«Il rinascimento della moda italiana» titola Le Figaro a meno di una settimana dall'articolo in cui la fashion week che si è svolta a Milano dal 22 al 28 settembre è stata descritta come «cronaca di un disastro annunciato».
In entrambi i casi l'autrice è Emilie Faure, seconda firma di moda del primo quotidiano di Francia per cui speriamo che la sua apparente incoerenza dipenda invece dal rispetto di una vecchia regola del giornalismo: i fatti separati dalle opinioni. Infatti i numeri ci danno ragione: la live room sulla piattaforma Tencent che ha trasmesso i nostri show in streaming ha avuto 26 milioni e 187.294 visualizzazioni. Inevitabile a questo punto sperare che anche a Parigi le cose vadano bene prima di tutto perché i francesi hanno scelto come noi la formula «phigital» e su 83 appuntamenti in calendario 40 sono dal vivo e questo è un rischio colossale in un Paese che ieri ha registrato 11.123 nuovi contagi. Inoltre i marchi del lusso francese producono il 60 per cento delle loro collezioni in Italia, per cui se va bene ai cugini d'Oltralpe va bene anche per noi e viceversa. Certo è una gran bella soddisfazione che il primo grande nome a sfilare dal vivo a Parigi sia stato Dior, disegnato da Mariagrazia Chiuri, romana de Roma e con robuste radici pugliesi.
Come se questo non bastasse la collezione della prossima primavera estate in passerella ieri nel mega cubo bianco appositamente costruito nel giardino delle Tuileries, aveva moltissimi riferimenti alla cultura italiana degli anni '60/70, l'epoca d'oro del nostro design. I 350 invitati (a febbraio erano 1500) sono potuti entrare solo dopo aver rispettato un rigido protocollo anti contagio. Sul computer ci sembrava che le sedute non permettessero abbastanza distanziamento sociale, ma il set era di sicuro spettacolare con 12 vetrate composte dalle cosiddette poesie visuali di Lucia Marcucci, scrittrice e artista nata a Firenze 87 anni fa e tuttora attiva nella costruzione con la tecnica del collage di opere chiamate «cattedrali di poesia».

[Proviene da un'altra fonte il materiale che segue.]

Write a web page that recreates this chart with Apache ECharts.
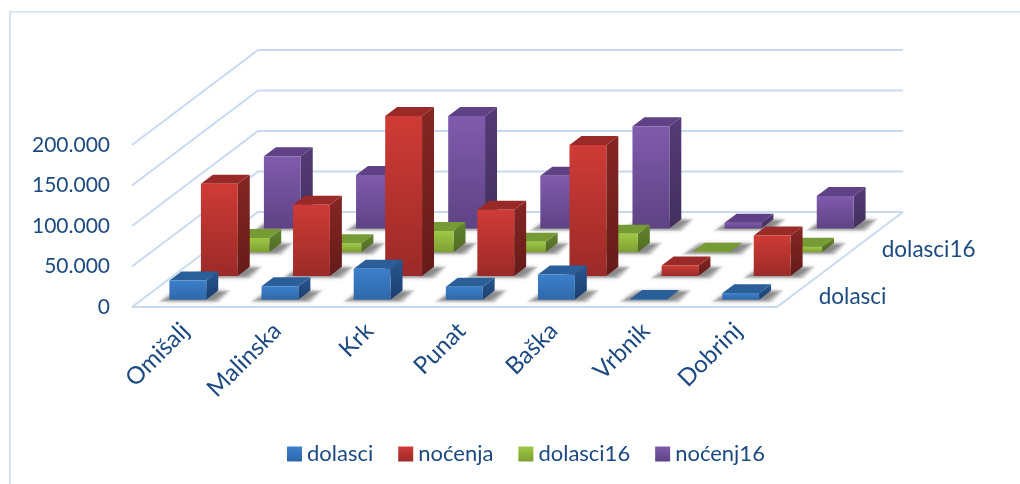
<!DOCTYPE html>
<html>
<head>
<meta charset="utf-8">
<script src="https://cdn.jsdelivr.net/npm/echarts@6/dist/echarts.min.js"></script>
<style>
html, body { margin: 0; padding: 0; background: #fff; }
#main { width: 1020px; height: 484px; }
</style>
</head>
<body>
<div id="main"></div>
<script>
const categories = ['Omišalj', 'Malinska', 'Krk', 'Punat', 'Baška', 'Vrbnik', 'Dobrinj'];
const dolasci = [23500, 16400, 38000, 16000, 31000, 800, 7800];
const nocenja = [113600, 87700, 197500, 81500, 161700, 12700, 49800];
const dolasci16 = [17300, 11000, 26000, 12700, 22600, 400, 6500];
const nocenj16 = [89000, 66000, 138600, 65000, 126000, 7000, 40000];
const yTicks = [0, 50000, 100000, 150000, 200000];
const depthLabels = ['dolasci', '', 'dolasci16', ''];

const textColor = '#1c4a80';
const gridColor = '#c9daf0';
const font = 'Lato';

// oblique projection of the depth axis: whole floor depth in pixels
const depthX = 126;
const depthY = -95;
const rows = 4;

function vgrad(a, b) {
  return new echarts.graphic.LinearGradient(0, 0, 0, 1, [
    { offset: 0, color: a },
    { offset: 1, color: b }
  ]);
}

const looks = [
  { front: ['#3b7fcb', '#2f68aa'], top: '#2b5f99', side: ['#26568f', '#1c3f6e'] },
  { front: ['#cf3b36', '#9b2a28'], top: '#9a2a28', side: ['#852623', '#651b1a'] },
  { front: ['#9ec845', '#7e9f33'], top: '#769b34', side: ['#64852d', '#4f6a23'] },
  { front: ['#805bad', '#5e4384'], top: '#5e4285', side: ['#543b76', '#432f5f'] }
];

function shift(p, z) {
  return [p[0] + depthX * z / rows, p[1] + depthY * z / rows];
}

function barRenderer(row) {
  return function (params, api) {
    const cat = api.value(0);
    const val = api.value(1);
    const step = api.size([1, 0])[0];
    const w = step * 0.4;
    const look = looks[row];
    const base = api.coord([cat, 0]);
    const head = api.coord([cat, val]);
    const x0 = base[0] - w / 2;
    const x1 = base[0] + w / 2;
    const zf = row + 0.31;
    const zb = row + 0.69;
    const bl = shift([x0, base[1]], zf);
    const br = shift([x1, base[1]], zf);
    const tl = shift([x0, head[1]], zf);
    const tr = shift([x1, head[1]], zf);
    const bbr = shift([x1, base[1]], zb);
    const tbl = shift([x0, head[1]], zb);
    const tbr = shift([x1, head[1]], zb);
    const poly = (points, fill) => ({
      type: 'polygon',
      shape: { points: points },
      style: { fill: fill },
      silent: true
    });
    // soft floor shadow, stacked faint layers that shrink toward the bar
    const shadow = [];
    for (let i = 0; i < 5; i++) {
      const e = (4 - i) * 1.7;
      shadow.push({
        type: 'polygon',
        shape: {
          points: [
            [bl[0] - 5 - e, bl[1] + e * 0.4],
            [br[0] + 6 + e, br[1] + e * 0.4],
            [bbr[0] + 6 + e, bbr[1] + 2 - e * 0.4],
            [bbr[0] - w - e, bbr[1] + 2 - e * 0.4]
          ]
        },
        style: {
          fill: 'rgba(50,50,50,0.085)',
          shadowColor: 'rgba(50,50,50,0.9)',
          shadowBlur: 4
        },
        silent: true
      });
    }
    return {
      type: 'group',
      children: shadow.concat([
        poly([br, bbr, tbr, tr], vgrad(look.side[0], look.side[1])),
        poly([tl, tr, tbr, tbl], look.top),
        poly([bl, br, tr, tl], vgrad(look.front[0], look.front[1]))
      ])
    };
  };
}

function barSeries(name, values, row) {
  return {
    name: name,
    type: 'custom',
    z: 10 - row,
    coordinateSystem: 'cartesian2d',
    itemStyle: { color: vgrad(looks[row].front[0], looks[row].front[1]) },
    renderItem: barRenderer(row),
    encode: { x: 0, y: 1 },
    data: values.map((v, i) => [i, v])
  };
}

// floor and wall lines, built from the axes
function wallRenderer(params, api) {
  const v = api.value(0);
  const last = categories.length - 1;
  const half = api.size([1, 0])[0] / 2;
  const a = api.coord([0, v]);
  const b = api.coord([last, v]);
  const left = [a[0] - half, a[1]];
  const right = [b[0] + half, b[1]];
  const lineStyle = { stroke: gridColor, lineWidth: 2, fill: 'none' };
  const kids = [{
    type: 'polyline',
    shape: { points: [left, shift(left, rows), shift(right, rows)] },
    style: lineStyle,
    silent: true
  }];
  if (v === 0) {
    kids.push({
      type: 'polyline',
      shape: { points: [left, right, shift(right, rows)] },
      style: lineStyle,
      silent: true
    });
  }
  return { type: 'group', children: kids };
}

function depthLabelRenderer(params, api) {
  const row = api.value(0);
  const half = api.size([1, 0])[0] / 2;
  const b = api.coord([categories.length - 1, 0]);
  const p = shift([b[0] + half, b[1]], row + 0.5);
  return {
    type: 'text',
    x: p[0] + 26,
    y: p[1] + 2,
    style: {
      text: depthLabels[row],
      fill: textColor,
      font: '22.5px ' + font,
      textAlign: 'left',
      textVerticalAlign: 'middle'
    },
    silent: true
  };
}

const option = {
  animation: false,
  backgroundColor: '#fff',
  textStyle: { fontFamily: font },
  graphic: [
    { type: 'rect', shape: { x: 9, y: 11, width: 1011, height: 1.5 }, style: { fill: '#d5e2f3' }, silent: true },
    { type: 'rect', shape: { x: 9, y: 11, width: 2, height: 473 }, style: { fill: '#d5e2f3' }, silent: true }
  ],
  legend: {
    data: ['dolasci', 'noćenja', 'dolasci16', 'noćenj16'],
    left: 282,
    top: 438,
    icon: 'rect',
    itemWidth: 15,
    itemHeight: 15,
    itemGap: 25,
    selectedMode: false,
    textStyle: { color: textColor, fontSize: 22, fontFamily: font }
  },
  grid: { left: 132, right: 243, top: 145, bottom: 177 },
  xAxis: {
    type: 'category',
    data: categories,
    axisLine: { show: false },
    axisTick: { show: false },
    splitLine: { show: false },
    axisLabel: {
      interval: 0,
      rotate: 45,
      margin: 27,
      padding: [0, -10, 0, 0],
      color: textColor,
      fontSize: 24,
      fontFamily: font
    }
  },
  yAxis: {
    type: 'value',
    min: 0,
    max: 200000,
    interval: 50000,
    axisLine: { show: false },
    axisTick: { show: false },
    splitLine: { show: false },
    axisLabel: {
      margin: 22,
      color: textColor,
      fontSize: 21,
      fontFamily: font,
      padding: [2, 0, 0, 0],
      formatter: v => String(v).replace(/\B(?=(\d{3})+$)/g, '.')
    }
  },
  series: [
    {
      name: 'walls',
      type: 'custom',
      z: 1,
      renderItem: wallRenderer,
      encode: { y: 0 },
      data: yTicks.map(v => [v])
    },
    barSeries('dolasci', dolasci, 0),
    barSeries('noćenja', nocenja, 1),
    barSeries('dolasci16', dolasci16, 2),
    barSeries('noćenj16', nocenj16, 3),
    {
      name: 'depth',
      type: 'custom',
      z: 12,
      renderItem: depthLabelRenderer,
      encode: { y: 1 },
      data: depthLabels.map((t, i) => [i, 0]).filter(d => depthLabels[d[0]])
    }
  ]
};

const myChart = echarts.init(document.getElementById('main'), null, { renderer: 'canvas' });
myChart.setOption(option);
</script>
</body>
</html>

La sua arte viene raccontata con un film di 80 minuti girato da Alina Marrazzi su cui poi s'innesta la musica cantata dal vivo dall'ensemble vocale Sequenza 0.3 con 12 coriste magistralmente vestite da tubini bianchi decorati da parole in rosso e nero. Tutto questo ci sembra lontano mille miglia dalla collezione e dall'intelligente riflessione di Maria Grazia Chiuri che parte dalla geniale intuizione di Nanni Strada sull'abito come habitat del corpo per adattare l'universo semantico di Dior alla nuova realtà con cui il mondo fa i conti dopo la pandemia. Per cui le linee si ammorbidiscono, le costrizioni spariscono, il modo di vestire è meno pubblico e più privato oltre a comprendere una sorta di nostalgia per un altrove che oggi è difficilmente raggiungibile. Maria Grazia dice di non aver fatto nulla di etnico e tantomeno di folk anche se la presenza dei disegni Paisley che in mezzo a tutto sono un segno distintivo di Etro, direbbe il contrario. Piuttosto cita un cappotto creato da Yves Saint Laurent nel '59 per Christian Dior e fa notare l'impeccabile lavoro sul tessuto chinè trattato come un ikat, la maglieria-capolavoro, le ballerine fatte da un unico pezzo di rete ricamata, l'acconciatura a turbante e la borsa con le nappine.
A noi ricorda in bello lo stile delle ragazze del cosiddetto Movimento 77 che portò le istanze femministe alla Sapienza di Roma. Certo nessuna era così chic da indossare un abito in chiffon verde di prima mattina, ma la moda, si sa, è sempre capace di sognare.